Mattie is an alchemist and despite being non-politic, soon finds herself caught up in the revolution that is taking place in her world. This comes about due to her desire to help the gargoyles. No Disney cutie pies, the gargoyles are the creators and keepers of the city where Mattie lives, and they find themselves dying off without any means of reproduction. In this struggle for control of an unnamed city, Sedia touches on the cause and effects of terrorism, the roots of revolution, and the effects of such violence on the community and the groups within that community. It is true that these issues are not dealt with startling depth. This isn't to say that she does a bad job; she doesn't.
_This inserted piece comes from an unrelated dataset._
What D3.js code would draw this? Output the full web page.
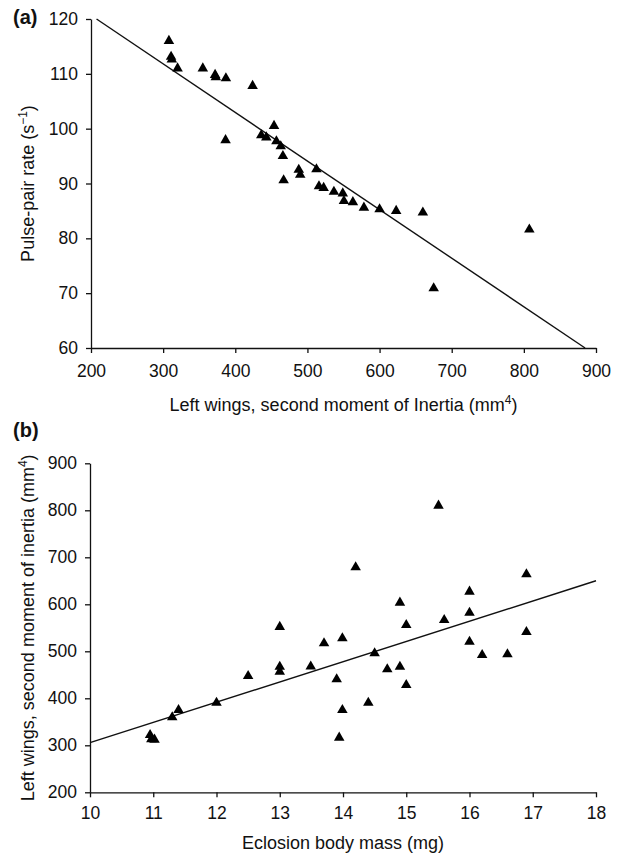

In fact, the book is timely in the topics it covers; it is hard not to see some of it as a mirror of current events.

The focus of the book, however, isn't on politics, but on gender roles and the idea of humanity. Reviews on the back of the book liken Mattie to any women and considering the roles of female supporting characters, the idea of a woman's role and woman's independence is what Sedia seems to be examining. Who doesn't feel like a wind-up girl sometimes? These gender roles are also used in "The Little Mermaid". The mermaid wanted a soul, more than she wanted the prince, so she wouldn't become foam on the waves. Mattie is not looking for a soul, though one could she has one and the best one of the novel. Is she more human than those around her? Does she have more of a soul? The same questions are raised in Andersen's tale, when the mermaid's compassion is compared to the thoughtless of the prince. Why do her sisters help her, but the prince cannot even think about her? It is easy to see the connection of this story to Andersen's fairy tale.